- _CHALLENGE_:
Exactly repeat the full listing that follows.

═══ DATASET SECTION ═══

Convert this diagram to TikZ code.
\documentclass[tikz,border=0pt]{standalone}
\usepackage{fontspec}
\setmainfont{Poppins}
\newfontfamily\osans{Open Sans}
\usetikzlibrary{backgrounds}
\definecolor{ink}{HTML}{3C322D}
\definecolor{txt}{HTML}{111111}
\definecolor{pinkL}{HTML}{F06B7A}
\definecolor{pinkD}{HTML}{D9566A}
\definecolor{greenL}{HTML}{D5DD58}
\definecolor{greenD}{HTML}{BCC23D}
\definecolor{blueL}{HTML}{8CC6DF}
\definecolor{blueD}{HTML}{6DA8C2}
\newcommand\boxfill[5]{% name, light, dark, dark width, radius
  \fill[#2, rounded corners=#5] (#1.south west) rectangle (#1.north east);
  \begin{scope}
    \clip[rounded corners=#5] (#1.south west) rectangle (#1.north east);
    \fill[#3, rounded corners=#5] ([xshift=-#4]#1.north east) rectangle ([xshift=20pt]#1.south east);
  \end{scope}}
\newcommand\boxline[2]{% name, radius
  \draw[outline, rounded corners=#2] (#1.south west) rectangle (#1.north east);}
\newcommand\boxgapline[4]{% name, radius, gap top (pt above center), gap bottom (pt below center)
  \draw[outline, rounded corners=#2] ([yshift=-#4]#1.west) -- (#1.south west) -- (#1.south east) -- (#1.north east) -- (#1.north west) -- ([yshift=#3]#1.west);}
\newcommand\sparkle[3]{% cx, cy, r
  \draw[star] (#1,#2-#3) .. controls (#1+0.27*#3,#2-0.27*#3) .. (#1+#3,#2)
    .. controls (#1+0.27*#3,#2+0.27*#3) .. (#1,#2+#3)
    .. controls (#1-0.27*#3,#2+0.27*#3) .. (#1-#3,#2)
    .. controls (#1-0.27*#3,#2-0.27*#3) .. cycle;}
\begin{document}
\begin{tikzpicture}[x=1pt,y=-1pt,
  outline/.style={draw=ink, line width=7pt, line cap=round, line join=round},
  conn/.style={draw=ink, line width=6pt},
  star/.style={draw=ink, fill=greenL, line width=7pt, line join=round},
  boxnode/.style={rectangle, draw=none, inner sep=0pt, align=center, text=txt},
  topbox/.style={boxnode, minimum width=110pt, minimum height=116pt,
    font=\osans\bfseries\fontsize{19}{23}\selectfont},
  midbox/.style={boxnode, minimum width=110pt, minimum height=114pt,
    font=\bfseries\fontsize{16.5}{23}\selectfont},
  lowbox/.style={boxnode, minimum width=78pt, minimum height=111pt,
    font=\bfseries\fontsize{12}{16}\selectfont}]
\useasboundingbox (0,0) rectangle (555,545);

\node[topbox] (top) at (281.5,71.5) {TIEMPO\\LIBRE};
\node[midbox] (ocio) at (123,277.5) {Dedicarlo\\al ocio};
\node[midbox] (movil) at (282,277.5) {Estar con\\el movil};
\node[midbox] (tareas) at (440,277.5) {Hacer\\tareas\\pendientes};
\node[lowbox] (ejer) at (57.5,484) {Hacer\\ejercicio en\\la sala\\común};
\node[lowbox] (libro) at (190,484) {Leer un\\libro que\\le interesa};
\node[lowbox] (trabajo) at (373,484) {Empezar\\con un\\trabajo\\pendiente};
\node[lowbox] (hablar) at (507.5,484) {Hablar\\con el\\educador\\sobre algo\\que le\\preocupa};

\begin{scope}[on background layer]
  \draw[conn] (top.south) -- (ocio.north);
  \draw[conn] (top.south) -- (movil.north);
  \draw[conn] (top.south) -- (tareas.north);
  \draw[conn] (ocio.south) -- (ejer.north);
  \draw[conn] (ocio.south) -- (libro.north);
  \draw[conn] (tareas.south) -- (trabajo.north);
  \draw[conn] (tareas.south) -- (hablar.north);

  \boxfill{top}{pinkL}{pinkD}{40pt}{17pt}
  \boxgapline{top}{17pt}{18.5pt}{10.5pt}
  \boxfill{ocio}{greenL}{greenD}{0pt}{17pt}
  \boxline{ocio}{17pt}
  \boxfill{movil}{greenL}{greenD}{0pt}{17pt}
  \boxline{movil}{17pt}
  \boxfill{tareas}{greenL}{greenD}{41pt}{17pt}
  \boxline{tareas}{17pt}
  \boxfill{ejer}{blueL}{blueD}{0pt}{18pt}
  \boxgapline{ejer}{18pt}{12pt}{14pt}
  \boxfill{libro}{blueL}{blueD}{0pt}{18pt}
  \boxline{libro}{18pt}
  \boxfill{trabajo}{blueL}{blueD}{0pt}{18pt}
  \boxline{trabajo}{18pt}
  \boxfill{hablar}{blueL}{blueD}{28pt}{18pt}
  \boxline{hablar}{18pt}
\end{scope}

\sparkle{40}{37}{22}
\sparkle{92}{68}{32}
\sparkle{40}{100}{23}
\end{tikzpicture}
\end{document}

═══

- _WRITTEN RESPONSE_:
Convert this diagram to TikZ code.
\documentclass[tikz,border=0pt]{standalone}
\usepackage{fontspec}
\setmainfont{Poppins}
\newfontfamily\osans{Open Sans}
\usetikzlibrary{backgrounds}
\definecolor{ink}{HTML}{3C322D}
\definecolor{txt}{HTML}{111111}
\definecolor{pinkL}{HTML}{F06B7A}
\definecolor{pinkD}{HTML}{D9566A}
\definecolor{greenL}{HTML}{D5DD58}
\definecolor{greenD}{HTML}{BCC23D}
\definecolor{blueL}{HTML}{8CC6DF}
\definecolor{blueD}{HTML}{6DA8C2}
\newcommand\boxfill[5]{% name, light, dark, dark width, radius
  \fill[#2, rounded corners=#5] (#1.south west) rectangle (#1.north east);
  \begin{scope}
    \clip[rounded corners=#5] (#1.south west) rectangle (#1.north east);
    \fill[#3, rounded corners=#5] ([xshift=-#4]#1.north east) rectangle ([xshift=20pt]#1.south east);
  \end{scope}}
\newcommand\boxline[2]{% name, radius
  \draw[outline, rounded corners=#2] (#1.south west) rectangle (#1.north east);}
\newcommand\boxgapline[4]{% name, radius, gap top (pt above center), gap bottom (pt below center)
  \draw[outline, rounded corners=#2] ([yshift=-#4]#1.west) -- (#1.south west) -- (#1.south east) -- (#1.north east) -- (#1.north west) -- ([yshift=#3]#1.west);}
\newcommand\sparkle[3]{% cx, cy, r
  \draw[star] (#1,#2-#3) .. controls (#1+0.27*#3,#2-0.27*#3) .. (#1+#3,#2)
    .. controls (#1+0.27*#3,#2+0.27*#3) .. (#1,#2+#3)
    .. controls (#1-0.27*#3,#2+0.27*#3) .. (#1-#3,#2)
    .. controls (#1-0.27*#3,#2-0.27*#3) .. cycle;}
\begin{document}
\begin{tikzpicture}[x=1pt,y=-1pt,
  outline/.style={draw=ink, line width=7pt, line cap=round, line join=round},
  conn/.style={draw=ink, line width=6pt},
  star/.style={draw=ink, fill=greenL, line width=7pt, line join=round},
  boxnode/.style={rectangle, draw=none, inner sep=0pt, align=center, text=txt},
  topbox/.style={boxnode, minimum width=110pt, minimum height=116pt,
    font=\osans\bfseries\fontsize{19}{23}\selectfont},
  midbox/.style={boxnode, minimum width=110pt, minimum height=114pt,
    font=\bfseries\fontsize{16.5}{23}\selectfont},
  lowbox/.style={boxnode, minimum width=78pt, minimum height=111pt,
    font=\bfseries\fontsize{12}{16}\selectfont}]
\useasboundingbox (0,0) rectangle (555,545);

\node[topbox] (top) at (281.5,71.5) {TIEMPO\\LIBRE};
\node[midbox] (ocio) at (123,277.5) {Dedicarlo\\al ocio};
\node[midbox] (movil) at (282,277.5) {Estar con\\el movil};
\node[midbox] (tareas) at (440,277.5) {Hacer\\tareas\\pendientes};
\node[lowbox] (ejer) at (57.5,484) {Hacer\\ejercicio en\\la sala\\común};
\node[lowbox] (libro) at (190,484) {Leer un\\libro que\\le interesa};
\node[lowbox] (trabajo) at (373,484) {Empezar\\con un\\trabajo\\pendiente};
\node[lowbox] (hablar) at (507.5,484) {Hablar\\con el\\educador\\sobre algo\\que le\\preocupa};

\begin{scope}[on background layer]
  \draw[conn] (top.south) -- (ocio.north);
  \draw[conn] (top.south) -- (movil.north);
  \draw[conn] (top.south) -- (tareas.north);
  \draw[conn] (ocio.south) -- (ejer.north);
  \draw[conn] (ocio.south) -- (libro.north);
  \draw[conn] (tareas.south) -- (trabajo.north);
  \draw[conn] (tareas.south) -- (hablar.north);

  \boxfill{top}{pinkL}{pinkD}{40pt}{17pt}
  \boxgapline{top}{17pt}{18.5pt}{10.5pt}
  \boxfill{ocio}{greenL}{greenD}{0pt}{17pt}
  \boxline{ocio}{17pt}
  \boxfill{movil}{greenL}{greenD}{0pt}{17pt}
  \boxline{movil}{17pt}
  \boxfill{tareas}{greenL}{greenD}{41pt}{17pt}
  \boxline{tareas}{17pt}
  \boxfill{ejer}{blueL}{blueD}{0pt}{18pt}
  \boxgapline{ejer}{18pt}{12pt}{14pt}
  \boxfill{libro}{blueL}{blueD}{0pt}{18pt}
  \boxline{libro}{18pt}
  \boxfill{trabajo}{blueL}{blueD}{0pt}{18pt}
  \boxline{trabajo}{18pt}
  \boxfill{hablar}{blueL}{blueD}{28pt}{18pt}
  \boxline{hablar}{18pt}
\end{scope}

\sparkle{40}{37}{22}
\sparkle{92}{68}{32}
\sparkle{40}{100}{23}
\end{tikzpicture}
\end{document}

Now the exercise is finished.